In theory, it does not matter whether this constant value of labour-power, finds its equivalent as an exchange directly with the means of consumption owned by the capitalists, or whether this exchange is mediated by the intervention of wages paid in money form. In a society where capitalist production is still restricted to agricultural production, such as that analysed by the Physiocrats, the wage fund used by capital to pay the agricultural workers can take the form of actual commodities, in the ownership of the capitalist farmer. The workers are paid not with money, but with food etc. Provided the workers constitute free labour, able to sell their labour-power to the highest bidder, then competition will ensure that these wages are equal, on average, to the value of labour-power. That is they will be adequate to ensure the reproduction of that labour-power. The wages here constitute revenue, a portion of the consumption fund of the society.
If, instead of wages being paid directly in the form of commodities, that constitute means of consumption, these wages are paid in money form, then, as Marx sets out in Capital II, the only difference here is that money mediates this exchange with labour-power. Each individual capitalist buys labour-power with a sum of money equal in value to the commodities that constitute the necessary means of consumption for workers, to ensure the reproduction of their labour-power. The workers then use these money wages to buy those necessary commodities, from other capitalists in whose possession those particular commodities reside.

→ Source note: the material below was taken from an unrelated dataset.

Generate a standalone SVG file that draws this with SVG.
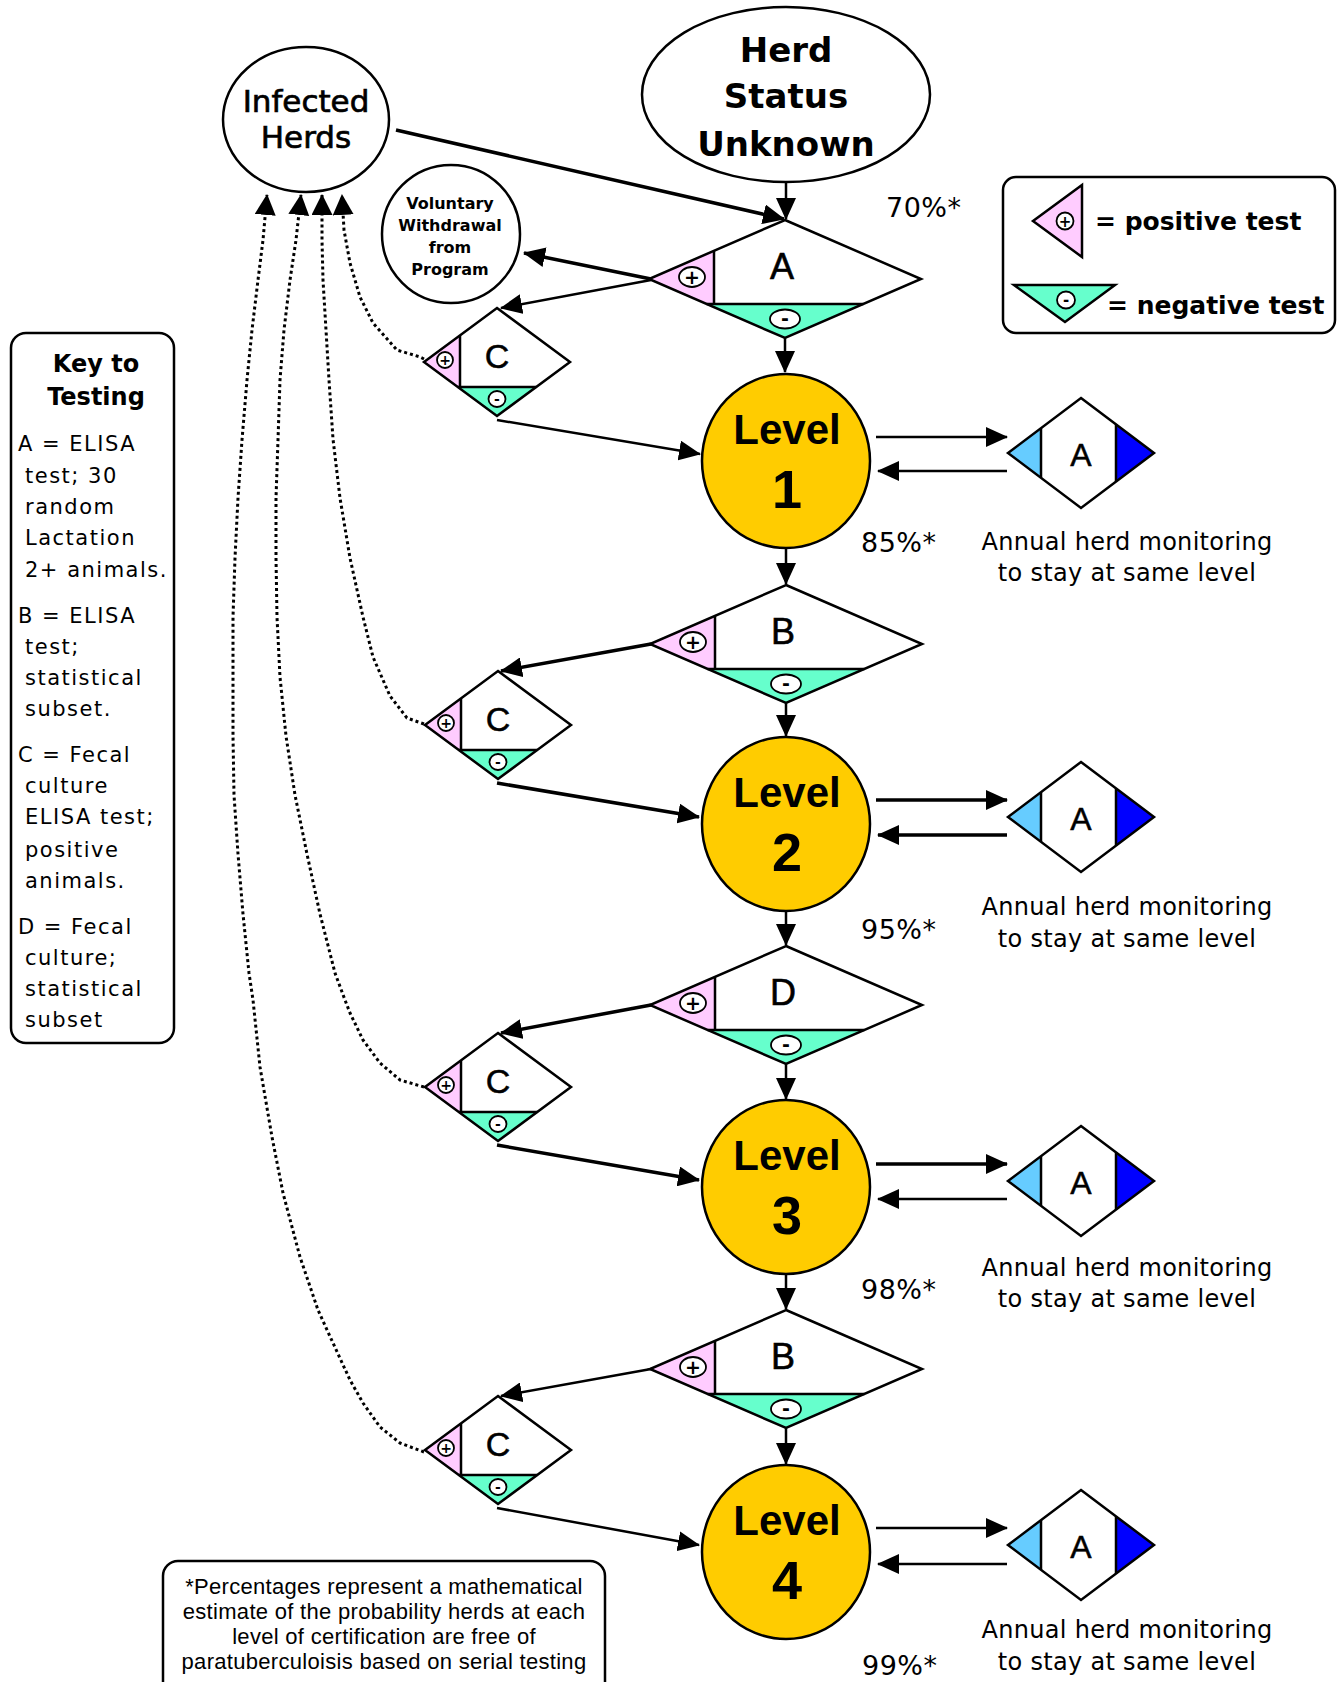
<svg xmlns="http://www.w3.org/2000/svg" xmlns:xlink="http://www.w3.org/1999/xlink" width="1342" height="1682" viewBox="0 0 1342 1682">
<defs>
<style>
.pink{fill:#FFCCFF}
.green{fill:#66FFCC}
.lblue{fill:#66CCFF}
.dblue{fill:#0000FF}
.lvl{fill:#FFCC00;stroke:#000;stroke-width:2.5}
.wh{fill:#fff;stroke:#000;stroke-width:2.5}
.nf{fill:none;stroke:#000;stroke-width:2.5}
.pm{fill:#fff;stroke:#000;stroke-width:1.8}
.pmt{font-family:"DejaVu Sans",sans-serif;font-weight:bold;text-anchor:middle}
.c{stroke:#000;fill:none;stroke-width:2.5;marker-end:url(#ah)}
.ct{stroke-width:3.5}
.dot{stroke:#000;fill:none;stroke-width:3;stroke-dasharray:3 3;stroke-linejoin:round;marker-end:url(#ahd)}
text{fill:#000}
.big{font-family:"DejaVu Sans",sans-serif;font-weight:bold;font-size:34px;text-anchor:middle}
.inf{font-family:"DejaVu Sans",sans-serif;font-size:31px;text-anchor:middle;stroke:#000;stroke-width:0.7}
.vol{font-family:"DejaVu Sans",sans-serif;font-weight:bold;font-size:16px;text-anchor:middle}
.lv{font-family:"Liberation Sans",Arial,sans-serif;font-weight:bold;font-size:42px;text-anchor:middle}
.num{font-family:"Liberation Sans",Arial,sans-serif;font-weight:bold;font-size:54px;text-anchor:middle}
.dl{font-family:"Liberation Sans",Arial,sans-serif;font-size:36px;text-anchor:middle;stroke:#000;stroke-width:0.6}
.cl{font-family:"Liberation Sans",Arial,sans-serif;font-size:34px;text-anchor:middle;stroke:#000;stroke-width:0.5}
.ma{font-family:"Liberation Sans",Arial,sans-serif;font-size:32px;text-anchor:middle;stroke:#000;stroke-width:0.5}
.pct{font-family:"DejaVu Sans",sans-serif;font-size:27px;letter-spacing:0.5px}
.ann{font-family:"DejaVu Sans",sans-serif;font-size:24px;text-anchor:middle;letter-spacing:0.3px}
.leg{font-family:"DejaVu Sans",sans-serif;font-weight:bold;font-size:25px}
.key{font-family:"DejaVu Sans",sans-serif;font-size:21px;letter-spacing:1.5px}
.keyh{font-family:"DejaVu Sans",sans-serif;font-weight:bold;font-size:24px;text-anchor:middle}
.foot{font-family:"Liberation Sans",Arial,sans-serif;font-size:22px;text-anchor:middle;letter-spacing:0.3px}
</style>
<marker id="ah" markerUnits="userSpaceOnUse" markerWidth="24" markerHeight="20" refX="21" refY="10" orient="auto"><path d="M0,0 L22,10 L0,20 Z" fill="#000"/></marker>
<marker id="ahd" markerUnits="userSpaceOnUse" markerWidth="22" markerHeight="22" refX="20" refY="10.5" orient="auto"><path d="M0,0 L21,10.5 L0,21 Z" fill="#000"/></marker>
<g id="bd">
<polygon points="0,-59 136,0 0,59 -136,0" fill="#fff"/>
<polygon class="pink" points="-136,0 -71,-28.2 -71,25 -78.4,25"/>
<polygon class="green" points="-78.4,25 78.4,25 0,59"/>
<path class="nf" d="M-71,-28.2 V25 M-78.4,25 H78.4"/>
<polygon class="nf" points="0,-59 136,0 0,59 -136,0"/>
<ellipse class="pm" cx="-93" cy="-2" rx="13" ry="10"/>
<text class="pmt" x="-93" y="5" font-size="19">+</text>
<ellipse class="pm" cx="0" cy="40" rx="15" ry="9.5"/>
<text class="pmt" x="0" y="46" font-size="19">-</text>
</g>
<g id="cd">
<polygon points="0,-54 73,0 0,54 -73,0" fill="#fff"/>
<polygon class="pink" points="-73,0 -37,-26.6 -37,25 -39.2,25"/>
<polygon class="green" points="-39.2,25 39.2,25 0,54"/>
<path class="nf" d="M-37,-26.6 V25 M-39.2,25 H39.2"/>
<polygon class="nf" points="0,-54 73,0 0,54 -73,0"/>
<ellipse class="pm" cx="-52" cy="-2" rx="8" ry="8"/>
<text class="pmt" x="-52" y="3" font-size="14">+</text>
<ellipse class="pm" cx="0" cy="37" rx="8.5" ry="8"/>
<text class="pmt" x="0" y="42" font-size="14">-</text>
</g>
<g id="md">
<polygon points="0,-55 73,0 0,55 -73,0" fill="#fff"/>
<polygon class="lblue" points="-73,0 -40,-24.9 -40,24.9"/>
<polygon class="dblue" points="73,0 35,-28.6 35,28.6"/>
<path class="nf" d="M-40,-24.9 V24.9 M35,-28.6 V28.6"/>
<polygon class="nf" points="0,-55 73,0 0,55 -73,0"/>
</g>
</defs>
<rect width="1342" height="1682" fill="#fff"/>

<g id="herd-status-unknown">
<ellipse class="wh" cx="786" cy="94.5" rx="144" ry="87.5"/>
<text class="big" x="786" y="62">Herd</text>
<text class="big" x="786" y="108">Status</text>
<text class="big" x="786" y="156">Unknown</text>
</g>
<g id="infected-herds">
<ellipse class="wh" cx="306" cy="119.5" rx="83" ry="72.5"/>
<text class="inf" x="306" y="112">Infected</text>
<text class="inf" x="306" y="148">Herds</text>
</g>
<g id="voluntary-withdrawal">
<ellipse class="wh" cx="451" cy="234" rx="69" ry="69"/>
<text class="vol" x="450" y="209">Voluntary</text>
<text class="vol" x="450" y="231">Withdrawal</text>
<text class="vol" x="450" y="253">from</text>
<text class="vol" x="450" y="275">Program</text>
</g>

<g id="connectors">
<line class="c" x1="786" y1="182" x2="786" y2="219"/>
<line class="c ct" x1="396" y1="130" x2="784" y2="219"/>
<line class="c ct" x1="651" y1="279" x2="524" y2="253"/>
<line class="c" x1="651" y1="280" x2="501" y2="308"/>
<line class="c" x1="785" y1="338" x2="785" y2="372"/>
<line class="c" x1="497" y1="420" x2="700" y2="454"/>
<path class="dot" d="M424,359 L420,357 L397,350 L373,323 L360,297 L350,263 L344,230 L342,195"/>
<line class="c" x1="876" y1="437" x2="1007" y2="437"/>
<line class="c" x1="1007" y1="471" x2="878" y2="471"/>
<line class="c" x1="786" y1="549" x2="786" y2="584"/>
<line class="c ct" x1="651" y1="644" x2="501" y2="671"/>
<line class="c" x1="786" y1="703" x2="786" y2="736"/>
<line class="c ct" x1="497" y1="783" x2="699" y2="817"/>
<path class="dot" d="M424,724 L407,718 L390,696 L373,657 L363,617 L350,558 L340,498 L333,439 L329,380 L326,330 L323,280 L322,240 L322,195"/>
<line class="c ct" x1="876" y1="800" x2="1007" y2="800"/>
<line class="c ct" x1="1007" y1="835" x2="878" y2="835"/>
<line class="c" x1="786" y1="911" x2="786" y2="945"/>
<line class="c ct" x1="651" y1="1005" x2="501" y2="1033"/>
<line class="c" x1="786" y1="1064" x2="786" y2="1099"/>
<line class="c ct" x1="497" y1="1145" x2="699" y2="1180"/>
<path class="dot" d="M424,1087 L400,1080 L380,1063 L363,1040 L350,1013 L345,1000 L335,973 L320,914 L307,854 L295,795 L286,736 L280,677 L277,617 L276,558 L276,498 L278,440 L280,380 L284,330 L290,280 L296,240 L301,195"/>
<line class="c ct" x1="876" y1="1164" x2="1007" y2="1164"/>
<line class="c" x1="1007" y1="1199" x2="878" y2="1199"/>
<line class="c" x1="786" y1="1274" x2="786" y2="1309"/>
<line class="c" x1="651" y1="1369" x2="501" y2="1396"/>
<line class="c" x1="786" y1="1428" x2="786" y2="1464"/>
<line class="c" x1="497" y1="1508" x2="699" y2="1545"/>
<path class="dot" d="M424,1452 L400,1443 L380,1427 L363,1403 L350,1380 L333,1343 L318,1310 L300,1257 L283,1193 L272,1137 L260,1067 L253,1000 L249,973 L243,914 L238,854 L234,795 L233,736 L233,677 L233,617 L235,558 L238,498 L242,440 L247,380 L252,330 L258,280 L263,240 L267,195"/>
<line class="c" x1="876" y1="1528" x2="1007" y2="1528"/>
<line class="c" x1="1007" y1="1564" x2="878" y2="1564"/>
</g>

<g id="test-A" transform="translate(785,279)"><use xlink:href="#bd"/><text class="dl" x="-3" y="0">A</text></g>
<g id="test-B1" transform="translate(786,644)"><use xlink:href="#bd"/><text class="dl" x="-3" y="0">B</text></g>
<g id="test-D" transform="translate(786,1005)"><use xlink:href="#bd"/><text class="dl" x="-3" y="0">D</text></g>
<g id="test-B2" transform="translate(786,1369)"><use xlink:href="#bd"/><text class="dl" x="-3" y="0">B</text></g>

<g id="test-C1" transform="translate(497,362)"><use xlink:href="#cd"/><text class="cl" x="0" y="6">C</text></g>
<g id="test-C2" transform="translate(498,725)"><use xlink:href="#cd"/><text class="cl" x="0" y="6">C</text></g>
<g id="test-C3" transform="translate(498,1087)"><use xlink:href="#cd"/><text class="cl" x="0" y="6">C</text></g>
<g id="test-C4" transform="translate(498,1450)"><use xlink:href="#cd"/><text class="cl" x="0" y="6">C</text></g>

<g id="level-1"><ellipse class="lvl" cx="786" cy="461" rx="84" ry="87"/><text class="lv" x="787" y="444">Level</text><text class="num" x="787" y="508">1</text></g>
<g id="level-2"><ellipse class="lvl" cx="786" cy="824" rx="84" ry="87"/><text class="lv" x="787" y="807">Level</text><text class="num" x="787" y="871">2</text></g>
<g id="level-3"><ellipse class="lvl" cx="786" cy="1187" rx="84" ry="87"/><text class="lv" x="787" y="1170">Level</text><text class="num" x="787" y="1234">3</text></g>
<g id="level-4"><ellipse class="lvl" cx="786" cy="1552" rx="84" ry="87"/><text class="lv" x="787" y="1535">Level</text><text class="num" x="787" y="1599">4</text></g>

<g id="monitor-1" transform="translate(1081,453)"><use xlink:href="#md"/><text class="ma" x="0" y="13">A</text></g>
<g id="monitor-2" transform="translate(1081,817)"><use xlink:href="#md"/><text class="ma" x="0" y="13">A</text></g>
<g id="monitor-3" transform="translate(1081,1181)"><use xlink:href="#md"/><text class="ma" x="0" y="13">A</text></g>
<g id="monitor-4" transform="translate(1081,1545)"><use xlink:href="#md"/><text class="ma" x="0" y="13">A</text></g>

<g id="annual-labels">
<text class="ann" x="1127" y="550">Annual herd monitoring</text>
<text class="ann" x="1127" y="581">to stay at same level</text>
<text class="ann" x="1127" y="915">Annual herd monitoring</text>
<text class="ann" x="1127" y="947">to stay at same level</text>
<text class="ann" x="1127" y="1276">Annual herd monitoring</text>
<text class="ann" x="1127" y="1307">to stay at same level</text>
<text class="ann" x="1127" y="1638">Annual herd monitoring</text>
<text class="ann" x="1127" y="1670">to stay at same level</text>
</g>

<g id="percentages">
<text class="pct" x="886" y="217">70%*</text>
<text class="pct" x="861" y="552">85%*</text>
<text class="pct" x="861" y="939">95%*</text>
<text class="pct" x="861" y="1299">98%*</text>
<text class="pct" x="862" y="1675">99%*</text>
</g>

<g id="legend">
<rect class="wh" x="1003" y="177" width="332" height="156" rx="13"/>
<polygon class="pink" points="1033,221 1082,185 1082,257" stroke="#000" stroke-width="2.5"/>
<ellipse class="pm" cx="1065" cy="221" rx="8.5" ry="8.5"/>
<text class="pmt" x="1065" y="227" font-size="15">+</text>
<text class="leg" x="1095" y="230">= positive test</text>
<polygon class="green" points="1014,285 1115,285 1065,322" stroke="#000" stroke-width="2.5"/>
<ellipse class="pm" cx="1066" cy="300" rx="9" ry="8.5"/>
<text class="pmt" x="1066" y="305" font-size="15">-</text>
<text class="leg" x="1107" y="314">= negative test</text>
</g>

<g id="key-to-testing">
<rect class="wh" x="11" y="333" width="163" height="710" rx="15"/>
<text class="keyh" x="96" y="372">Key to</text>
<text class="keyh" x="96" y="405">Testing</text>
<text class="key" x="18" y="451">A = ELISA</text>
<text class="key" x="25" y="483">test; 30</text>
<text class="key" x="25" y="514">random</text>
<text class="key" x="25" y="545">Lactation</text>
<text class="key" x="25" y="577">2+ animals.</text>
<text class="key" x="18" y="623">B = ELISA</text>
<text class="key" x="25" y="654">test;</text>
<text class="key" x="25" y="685">statistical</text>
<text class="key" x="25" y="716">subset.</text>
<text class="key" x="18" y="762">C = Fecal</text>
<text class="key" x="25" y="793">culture</text>
<text class="key" x="25" y="824">ELISA test;</text>
<text class="key" x="25" y="857">positive</text>
<text class="key" x="25" y="888">animals.</text>
<text class="key" x="18" y="934">D = Fecal</text>
<text class="key" x="25" y="965">culture;</text>
<text class="key" x="25" y="996">statistical</text>
<text class="key" x="25" y="1027">subset</text>
</g>

<g id="footnote">
<rect class="wh" x="163" y="1561" width="442" height="140" rx="15"/>
<text class="foot" x="384" y="1594">*Percentages represent a mathematical</text>
<text class="foot" x="384" y="1619">estimate of the probability herds at each</text>
<text class="foot" x="384" y="1644">level of certification are free of</text>
<text class="foot" x="384" y="1669">paratuberculoisis based on serial testing</text>
</g>
</svg>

By means of this process, the labour-power bought by each capital performs labour, and thereby creates new value greater than the value of that labour-power bought by the capitalist. It produces surplus value. Simultaneously, the workers buy back some of those commodities they have produced, and which contain a portion of the surplus value they have produced, and in so doing realise that portion of the surplus value. The remaining portion of surplus value, created by the workers, is realised by the capitalists themselves, who throw revenue into circulation to buy the means of consumption they require themselves, in order to live. Under simple reproduction, this revenue is continually reproduced for the capitalist, because the surplus value produced by their own workers is itself continually being realised for them by this process.
What capital buys, when it buys labour-power, is a use value – the ability of labour to produce new value, and thereby surplus value. As with any other use value that is a commodity, it pays the market price, for that commodity. Wages are only the phenomenal form of the value of labour-power. This is important, because the basis of fictitious capital is similar. The basis of fictitious capital is that capital itself becomes a commodity, which is bought and sold on the market, and which thereby has a market price. The use value of capital that is bought and sold is its ability to self-expand. The market price that is paid for it, is the market price of being able to provide this use value, which is the interest rate.
An examination of this shows the difference between actual capital and fictitious capital. The circuit of industrial capital comprises the circuits of money-capital, productive-capital, and commodity-capital. Each of these represent capital-value in each of its separate forms. The capital-value advanced is equal to the total of all of this capital, because the capital-value tied up in the circulation period, is equal to the capital value of productive-capital that must be advanced during that period. When the commodity-capital part of this circuit takes on an independent existence, in the form of merchantcapital, and when the portion of the circulation period required for transforming commodity-capital into money-capital, and then money-capital into productive-capital, takes on an independent existence in the form of money-dealing capital, therefore, the basis upon which these independent forms of capital share in the surplus value, is established.